> STATED PROBLEM: Your task is to retype the lines from the opening of the material through the line that includes "6000, 8000, 10000];". Do not copy the pictures.

> DATA PROVIDED:
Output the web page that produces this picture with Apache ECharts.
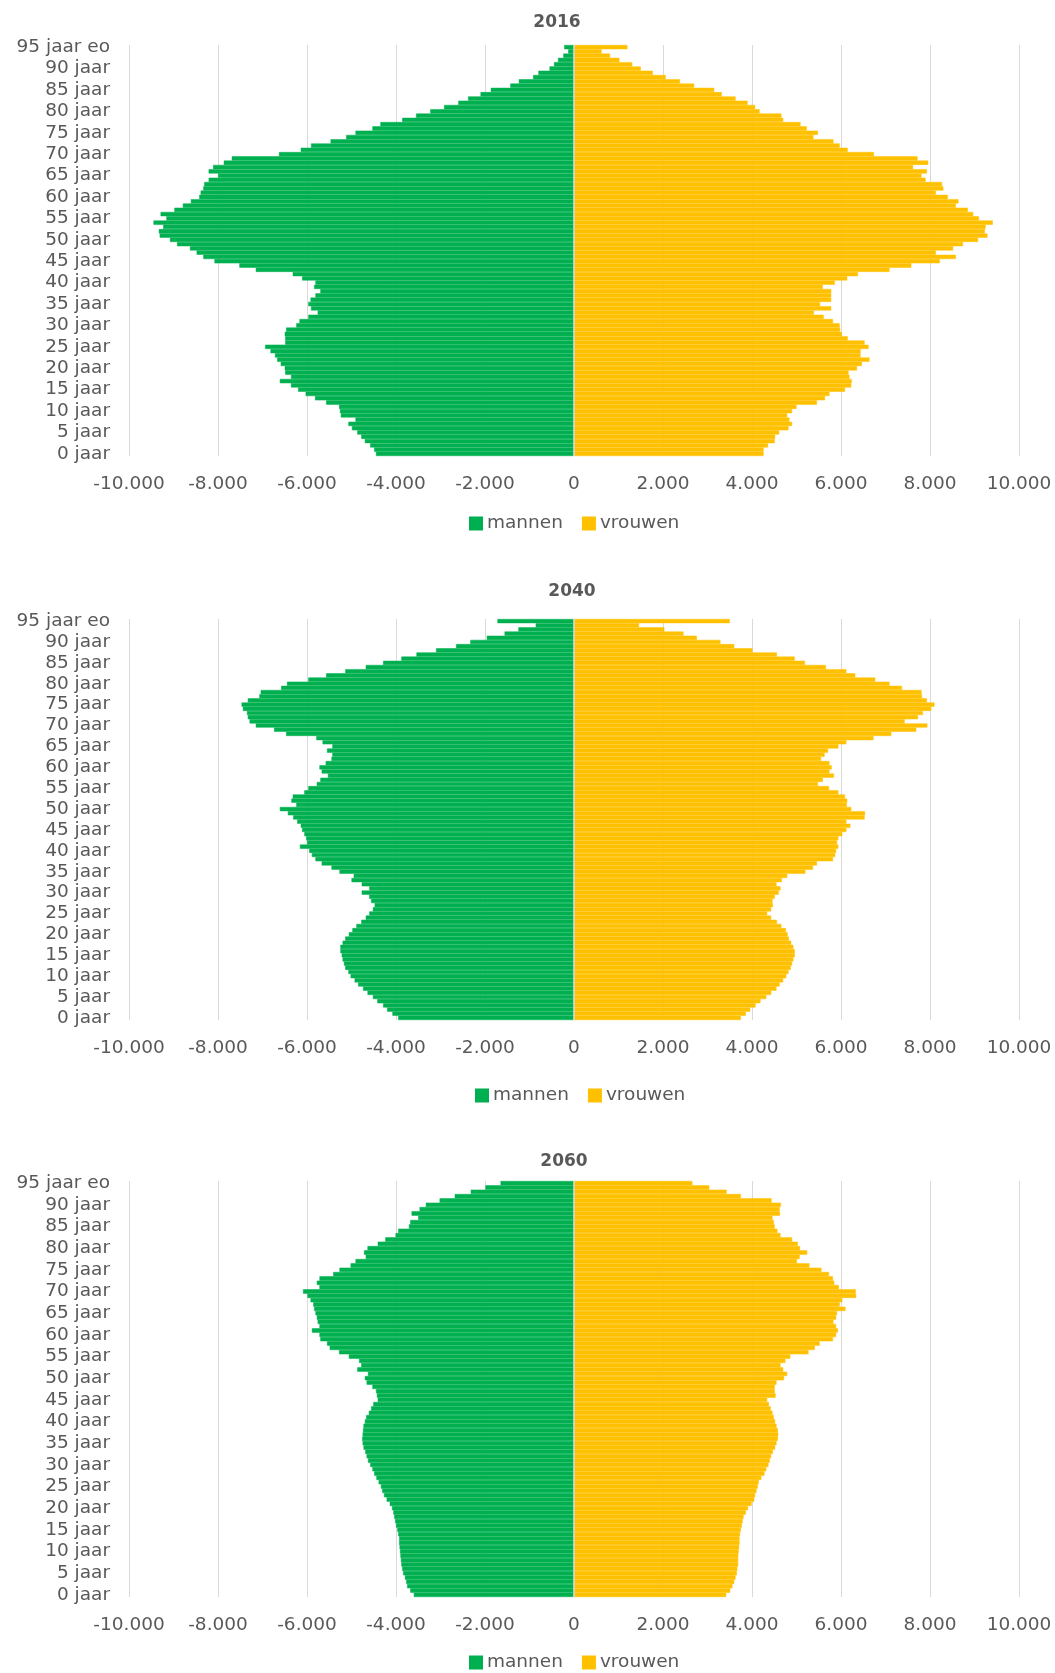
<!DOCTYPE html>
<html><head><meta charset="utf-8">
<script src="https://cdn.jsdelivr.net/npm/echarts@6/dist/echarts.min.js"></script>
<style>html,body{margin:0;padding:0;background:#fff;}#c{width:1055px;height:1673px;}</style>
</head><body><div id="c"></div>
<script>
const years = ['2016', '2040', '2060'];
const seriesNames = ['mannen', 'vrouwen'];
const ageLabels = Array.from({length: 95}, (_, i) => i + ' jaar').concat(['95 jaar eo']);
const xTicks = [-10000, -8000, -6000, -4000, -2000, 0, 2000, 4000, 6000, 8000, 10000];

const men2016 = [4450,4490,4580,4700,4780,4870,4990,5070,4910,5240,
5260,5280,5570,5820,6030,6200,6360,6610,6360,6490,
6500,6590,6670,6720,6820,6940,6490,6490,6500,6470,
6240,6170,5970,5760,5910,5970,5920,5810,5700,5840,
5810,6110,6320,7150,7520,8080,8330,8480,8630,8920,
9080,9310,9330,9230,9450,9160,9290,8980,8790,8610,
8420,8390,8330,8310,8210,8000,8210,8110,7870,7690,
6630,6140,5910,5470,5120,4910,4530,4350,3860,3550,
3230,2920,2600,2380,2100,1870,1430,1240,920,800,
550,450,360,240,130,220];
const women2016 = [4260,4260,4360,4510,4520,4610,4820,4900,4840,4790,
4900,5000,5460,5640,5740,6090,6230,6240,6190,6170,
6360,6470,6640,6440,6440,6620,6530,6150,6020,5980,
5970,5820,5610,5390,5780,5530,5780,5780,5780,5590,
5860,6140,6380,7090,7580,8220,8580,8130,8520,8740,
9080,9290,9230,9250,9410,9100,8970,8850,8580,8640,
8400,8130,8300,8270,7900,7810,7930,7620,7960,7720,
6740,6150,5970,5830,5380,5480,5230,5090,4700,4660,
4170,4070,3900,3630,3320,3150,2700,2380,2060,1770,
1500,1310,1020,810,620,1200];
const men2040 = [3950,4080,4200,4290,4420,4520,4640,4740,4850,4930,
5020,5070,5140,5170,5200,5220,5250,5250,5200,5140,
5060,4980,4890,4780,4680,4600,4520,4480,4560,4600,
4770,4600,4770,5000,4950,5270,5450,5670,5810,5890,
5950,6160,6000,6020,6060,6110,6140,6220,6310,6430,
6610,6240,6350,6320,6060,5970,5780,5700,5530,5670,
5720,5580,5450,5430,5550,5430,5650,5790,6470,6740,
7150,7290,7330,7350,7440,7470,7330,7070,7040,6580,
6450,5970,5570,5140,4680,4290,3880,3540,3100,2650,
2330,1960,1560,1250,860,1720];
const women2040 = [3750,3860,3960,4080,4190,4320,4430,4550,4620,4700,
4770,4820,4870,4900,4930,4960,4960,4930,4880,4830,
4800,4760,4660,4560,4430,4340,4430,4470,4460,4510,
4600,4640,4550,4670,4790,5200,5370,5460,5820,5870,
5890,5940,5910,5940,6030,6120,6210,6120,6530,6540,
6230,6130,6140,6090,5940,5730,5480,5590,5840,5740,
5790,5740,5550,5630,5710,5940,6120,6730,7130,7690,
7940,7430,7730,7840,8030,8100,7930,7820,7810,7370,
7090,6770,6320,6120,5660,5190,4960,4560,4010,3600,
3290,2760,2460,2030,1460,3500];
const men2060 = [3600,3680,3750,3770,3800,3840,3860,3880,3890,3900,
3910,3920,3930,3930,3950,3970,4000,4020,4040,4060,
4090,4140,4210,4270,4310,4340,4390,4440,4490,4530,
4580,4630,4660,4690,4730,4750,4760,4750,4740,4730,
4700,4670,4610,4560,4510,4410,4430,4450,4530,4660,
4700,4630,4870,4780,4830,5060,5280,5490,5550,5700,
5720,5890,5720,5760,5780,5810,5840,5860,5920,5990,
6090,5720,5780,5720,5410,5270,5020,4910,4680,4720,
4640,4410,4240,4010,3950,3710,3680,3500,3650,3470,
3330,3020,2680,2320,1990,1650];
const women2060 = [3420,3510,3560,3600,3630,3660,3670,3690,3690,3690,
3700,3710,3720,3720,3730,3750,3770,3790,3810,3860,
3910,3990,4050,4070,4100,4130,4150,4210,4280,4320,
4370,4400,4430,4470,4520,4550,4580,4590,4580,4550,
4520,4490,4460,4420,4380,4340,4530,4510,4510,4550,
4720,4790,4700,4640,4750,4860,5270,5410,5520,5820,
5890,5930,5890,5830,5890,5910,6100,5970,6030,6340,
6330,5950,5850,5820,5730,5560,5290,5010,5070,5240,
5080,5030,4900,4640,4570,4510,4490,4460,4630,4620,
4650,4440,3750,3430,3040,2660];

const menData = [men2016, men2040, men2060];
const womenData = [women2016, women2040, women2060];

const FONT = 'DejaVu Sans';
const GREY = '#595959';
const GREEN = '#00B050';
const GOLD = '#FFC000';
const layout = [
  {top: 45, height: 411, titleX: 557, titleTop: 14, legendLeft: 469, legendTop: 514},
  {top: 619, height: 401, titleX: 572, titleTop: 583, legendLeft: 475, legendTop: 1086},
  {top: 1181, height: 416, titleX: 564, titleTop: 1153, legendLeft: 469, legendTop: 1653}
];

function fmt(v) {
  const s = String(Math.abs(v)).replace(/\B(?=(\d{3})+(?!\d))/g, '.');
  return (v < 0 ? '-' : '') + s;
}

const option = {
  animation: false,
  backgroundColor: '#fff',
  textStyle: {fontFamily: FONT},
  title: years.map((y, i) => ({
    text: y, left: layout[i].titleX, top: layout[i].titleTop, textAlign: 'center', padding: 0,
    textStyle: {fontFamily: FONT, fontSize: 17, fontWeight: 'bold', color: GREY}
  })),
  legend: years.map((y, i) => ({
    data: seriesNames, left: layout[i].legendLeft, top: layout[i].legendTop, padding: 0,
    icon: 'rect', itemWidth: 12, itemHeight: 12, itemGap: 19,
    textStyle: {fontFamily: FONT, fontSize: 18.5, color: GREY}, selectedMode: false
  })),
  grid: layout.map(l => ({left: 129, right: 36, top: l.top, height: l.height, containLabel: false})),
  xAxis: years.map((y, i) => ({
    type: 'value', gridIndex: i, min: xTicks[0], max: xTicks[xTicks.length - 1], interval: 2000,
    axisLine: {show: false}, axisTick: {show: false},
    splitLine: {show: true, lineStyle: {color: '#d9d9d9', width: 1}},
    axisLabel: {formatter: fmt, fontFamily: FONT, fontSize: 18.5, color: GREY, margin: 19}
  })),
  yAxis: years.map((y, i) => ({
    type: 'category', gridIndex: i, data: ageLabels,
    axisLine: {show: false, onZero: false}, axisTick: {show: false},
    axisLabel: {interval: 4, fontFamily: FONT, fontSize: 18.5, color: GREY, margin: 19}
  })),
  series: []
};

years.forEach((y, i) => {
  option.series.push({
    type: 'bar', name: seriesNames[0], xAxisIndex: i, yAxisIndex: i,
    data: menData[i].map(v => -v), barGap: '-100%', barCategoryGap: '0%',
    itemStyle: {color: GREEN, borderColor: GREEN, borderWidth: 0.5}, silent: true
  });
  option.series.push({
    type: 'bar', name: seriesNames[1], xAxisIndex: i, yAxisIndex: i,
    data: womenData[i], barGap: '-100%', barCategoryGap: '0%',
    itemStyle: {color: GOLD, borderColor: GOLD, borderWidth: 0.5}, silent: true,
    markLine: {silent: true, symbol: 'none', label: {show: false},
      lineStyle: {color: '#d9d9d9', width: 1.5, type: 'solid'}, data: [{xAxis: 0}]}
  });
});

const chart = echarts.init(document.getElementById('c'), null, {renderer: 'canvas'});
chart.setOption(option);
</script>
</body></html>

> OUTPUT FOR THIS TASK:
Output the web page that produces this picture with Apache ECharts.
<!DOCTYPE html>
<html><head><meta charset="utf-8">
<script src="https://cdn.jsdelivr.net/npm/echarts@6/dist/echarts.min.js"></script>
<style>html,body{margin:0;padding:0;background:#fff;}#c{width:1055px;height:1673px;}</style>
</head><body><div id="c"></div>
<script>
const years = ['2016', '2040', '2060'];
const seriesNames = ['mannen', 'vrouwen'];
const ageLabels = Array.from({length: 95}, (_, i) => i + ' jaar').concat(['95 jaar eo']);
const xTicks = [-10000, -8000, -6000, -4000, -2000, 0, 2000, 4000, 6000, 8000, 10000];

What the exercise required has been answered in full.